* [DIRECTION]: Select all lines holding the word "this" from the entries that follow.

(Plotting code records)
━━━━━━━━━━
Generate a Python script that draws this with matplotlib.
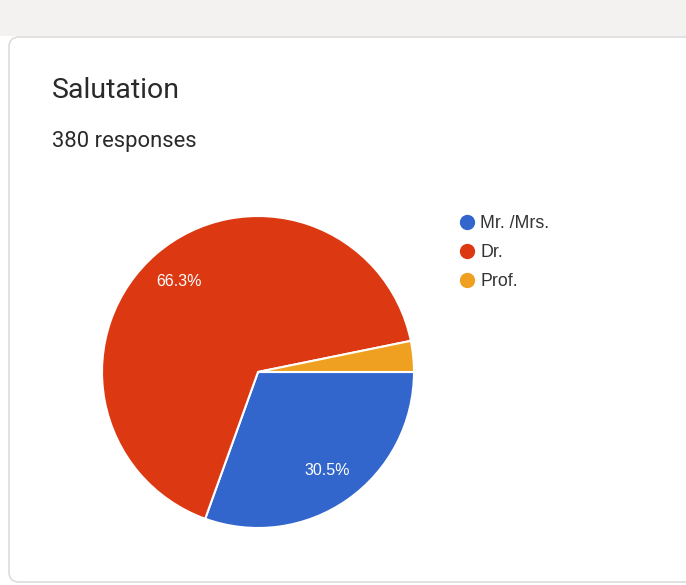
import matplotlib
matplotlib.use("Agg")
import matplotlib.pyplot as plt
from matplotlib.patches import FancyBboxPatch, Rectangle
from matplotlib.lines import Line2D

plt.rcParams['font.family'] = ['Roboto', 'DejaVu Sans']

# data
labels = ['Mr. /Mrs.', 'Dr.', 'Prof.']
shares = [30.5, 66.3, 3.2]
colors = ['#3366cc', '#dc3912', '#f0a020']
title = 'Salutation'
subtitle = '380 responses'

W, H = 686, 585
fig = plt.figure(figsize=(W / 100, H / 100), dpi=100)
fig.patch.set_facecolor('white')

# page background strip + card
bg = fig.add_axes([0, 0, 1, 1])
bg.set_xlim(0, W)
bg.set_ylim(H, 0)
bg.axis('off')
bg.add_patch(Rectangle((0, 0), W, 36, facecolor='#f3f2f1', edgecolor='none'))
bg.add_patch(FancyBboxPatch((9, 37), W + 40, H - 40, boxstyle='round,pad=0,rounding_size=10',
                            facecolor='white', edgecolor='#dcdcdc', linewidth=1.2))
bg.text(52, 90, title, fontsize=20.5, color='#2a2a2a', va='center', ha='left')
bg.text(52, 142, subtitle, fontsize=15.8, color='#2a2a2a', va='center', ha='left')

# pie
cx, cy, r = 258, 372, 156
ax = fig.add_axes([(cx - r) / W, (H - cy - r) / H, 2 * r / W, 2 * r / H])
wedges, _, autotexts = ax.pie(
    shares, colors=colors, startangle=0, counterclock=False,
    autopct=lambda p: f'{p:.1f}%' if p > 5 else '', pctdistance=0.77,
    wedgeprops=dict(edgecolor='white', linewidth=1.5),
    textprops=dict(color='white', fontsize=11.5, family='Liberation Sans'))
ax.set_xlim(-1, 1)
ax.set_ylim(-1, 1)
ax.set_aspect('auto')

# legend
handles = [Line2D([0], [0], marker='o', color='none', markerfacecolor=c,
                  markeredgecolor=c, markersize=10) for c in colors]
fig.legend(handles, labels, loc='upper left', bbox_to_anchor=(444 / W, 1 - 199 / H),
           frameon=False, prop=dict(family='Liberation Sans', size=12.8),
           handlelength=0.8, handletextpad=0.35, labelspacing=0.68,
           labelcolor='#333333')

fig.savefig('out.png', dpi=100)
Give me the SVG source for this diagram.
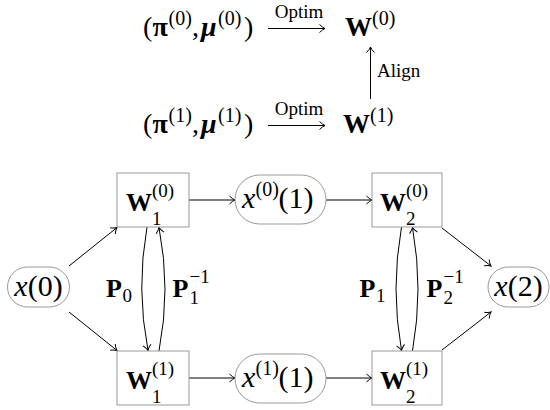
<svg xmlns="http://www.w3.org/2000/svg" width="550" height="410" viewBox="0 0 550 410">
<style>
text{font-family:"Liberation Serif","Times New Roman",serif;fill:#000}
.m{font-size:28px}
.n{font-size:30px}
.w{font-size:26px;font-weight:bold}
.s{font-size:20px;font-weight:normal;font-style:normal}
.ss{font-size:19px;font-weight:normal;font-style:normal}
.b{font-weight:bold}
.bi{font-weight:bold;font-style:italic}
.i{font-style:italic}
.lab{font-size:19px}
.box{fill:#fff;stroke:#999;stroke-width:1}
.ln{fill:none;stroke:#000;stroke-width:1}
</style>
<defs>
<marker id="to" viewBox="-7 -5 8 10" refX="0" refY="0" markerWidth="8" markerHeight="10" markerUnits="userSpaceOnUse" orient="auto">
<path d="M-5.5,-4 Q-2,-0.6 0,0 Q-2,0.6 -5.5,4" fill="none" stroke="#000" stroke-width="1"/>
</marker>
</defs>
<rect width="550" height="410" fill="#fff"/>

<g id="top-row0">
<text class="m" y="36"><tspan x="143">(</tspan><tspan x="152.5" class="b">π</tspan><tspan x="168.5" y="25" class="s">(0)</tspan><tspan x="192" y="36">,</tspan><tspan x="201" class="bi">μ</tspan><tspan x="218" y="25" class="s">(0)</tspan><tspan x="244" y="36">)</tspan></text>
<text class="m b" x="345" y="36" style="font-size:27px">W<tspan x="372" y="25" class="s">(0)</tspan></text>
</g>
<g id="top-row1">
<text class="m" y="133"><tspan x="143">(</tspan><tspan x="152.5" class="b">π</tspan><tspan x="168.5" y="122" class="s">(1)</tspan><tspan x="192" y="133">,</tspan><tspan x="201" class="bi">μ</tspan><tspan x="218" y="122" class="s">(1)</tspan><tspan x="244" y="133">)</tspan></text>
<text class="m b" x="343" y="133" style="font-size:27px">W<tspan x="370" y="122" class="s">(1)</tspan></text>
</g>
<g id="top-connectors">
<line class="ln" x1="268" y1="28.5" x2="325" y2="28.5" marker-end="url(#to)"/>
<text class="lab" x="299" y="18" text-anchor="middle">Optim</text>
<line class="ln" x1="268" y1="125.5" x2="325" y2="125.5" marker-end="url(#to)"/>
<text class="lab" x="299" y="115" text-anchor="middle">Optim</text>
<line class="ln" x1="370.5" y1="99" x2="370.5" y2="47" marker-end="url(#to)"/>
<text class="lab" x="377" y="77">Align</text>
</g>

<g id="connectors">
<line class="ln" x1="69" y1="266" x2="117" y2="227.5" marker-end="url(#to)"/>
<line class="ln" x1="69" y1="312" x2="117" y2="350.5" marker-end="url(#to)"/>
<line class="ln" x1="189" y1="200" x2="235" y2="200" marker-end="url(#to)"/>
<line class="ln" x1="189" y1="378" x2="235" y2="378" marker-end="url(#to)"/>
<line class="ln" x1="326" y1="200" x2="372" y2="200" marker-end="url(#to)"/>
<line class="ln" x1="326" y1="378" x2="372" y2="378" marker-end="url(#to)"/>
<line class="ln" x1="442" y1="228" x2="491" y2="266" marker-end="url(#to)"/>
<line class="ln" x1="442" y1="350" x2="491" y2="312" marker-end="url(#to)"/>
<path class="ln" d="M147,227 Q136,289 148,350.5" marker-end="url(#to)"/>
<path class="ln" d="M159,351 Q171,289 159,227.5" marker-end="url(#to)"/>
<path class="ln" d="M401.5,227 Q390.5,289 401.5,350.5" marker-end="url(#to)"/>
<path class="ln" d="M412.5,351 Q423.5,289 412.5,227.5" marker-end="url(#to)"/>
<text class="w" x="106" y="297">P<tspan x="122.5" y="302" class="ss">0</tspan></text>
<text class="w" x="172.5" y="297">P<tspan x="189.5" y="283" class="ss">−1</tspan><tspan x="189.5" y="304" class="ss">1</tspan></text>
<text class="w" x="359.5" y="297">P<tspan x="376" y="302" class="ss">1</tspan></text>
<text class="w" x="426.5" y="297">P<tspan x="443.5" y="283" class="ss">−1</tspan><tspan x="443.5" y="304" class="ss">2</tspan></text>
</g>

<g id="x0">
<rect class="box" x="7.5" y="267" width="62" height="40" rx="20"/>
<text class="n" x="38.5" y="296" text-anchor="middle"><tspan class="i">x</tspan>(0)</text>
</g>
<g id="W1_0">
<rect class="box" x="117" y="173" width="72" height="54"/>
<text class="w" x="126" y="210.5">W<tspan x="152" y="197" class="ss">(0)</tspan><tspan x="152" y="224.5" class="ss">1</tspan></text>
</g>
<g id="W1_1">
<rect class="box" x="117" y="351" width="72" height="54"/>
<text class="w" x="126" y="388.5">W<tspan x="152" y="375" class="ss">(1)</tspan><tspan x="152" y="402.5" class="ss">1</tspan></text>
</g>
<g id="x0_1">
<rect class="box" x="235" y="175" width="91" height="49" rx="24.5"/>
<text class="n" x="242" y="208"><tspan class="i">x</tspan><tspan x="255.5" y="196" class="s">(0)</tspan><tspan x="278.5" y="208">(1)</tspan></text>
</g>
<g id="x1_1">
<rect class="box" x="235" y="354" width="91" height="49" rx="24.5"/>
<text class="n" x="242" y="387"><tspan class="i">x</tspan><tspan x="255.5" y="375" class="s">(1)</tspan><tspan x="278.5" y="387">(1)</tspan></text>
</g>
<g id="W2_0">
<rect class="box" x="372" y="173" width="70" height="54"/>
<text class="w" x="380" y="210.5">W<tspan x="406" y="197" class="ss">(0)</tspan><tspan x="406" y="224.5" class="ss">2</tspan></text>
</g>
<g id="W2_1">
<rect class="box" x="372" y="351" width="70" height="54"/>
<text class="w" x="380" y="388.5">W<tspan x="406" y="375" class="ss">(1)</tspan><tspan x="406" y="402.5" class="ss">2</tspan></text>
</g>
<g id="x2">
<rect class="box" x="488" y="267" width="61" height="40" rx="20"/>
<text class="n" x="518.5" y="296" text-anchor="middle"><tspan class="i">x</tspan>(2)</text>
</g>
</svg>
━━━━━━━━━━
* [TASK OUTPUT]:
Generate a Python script that draws this with matplotlib.
Give me the SVG source for this diagram.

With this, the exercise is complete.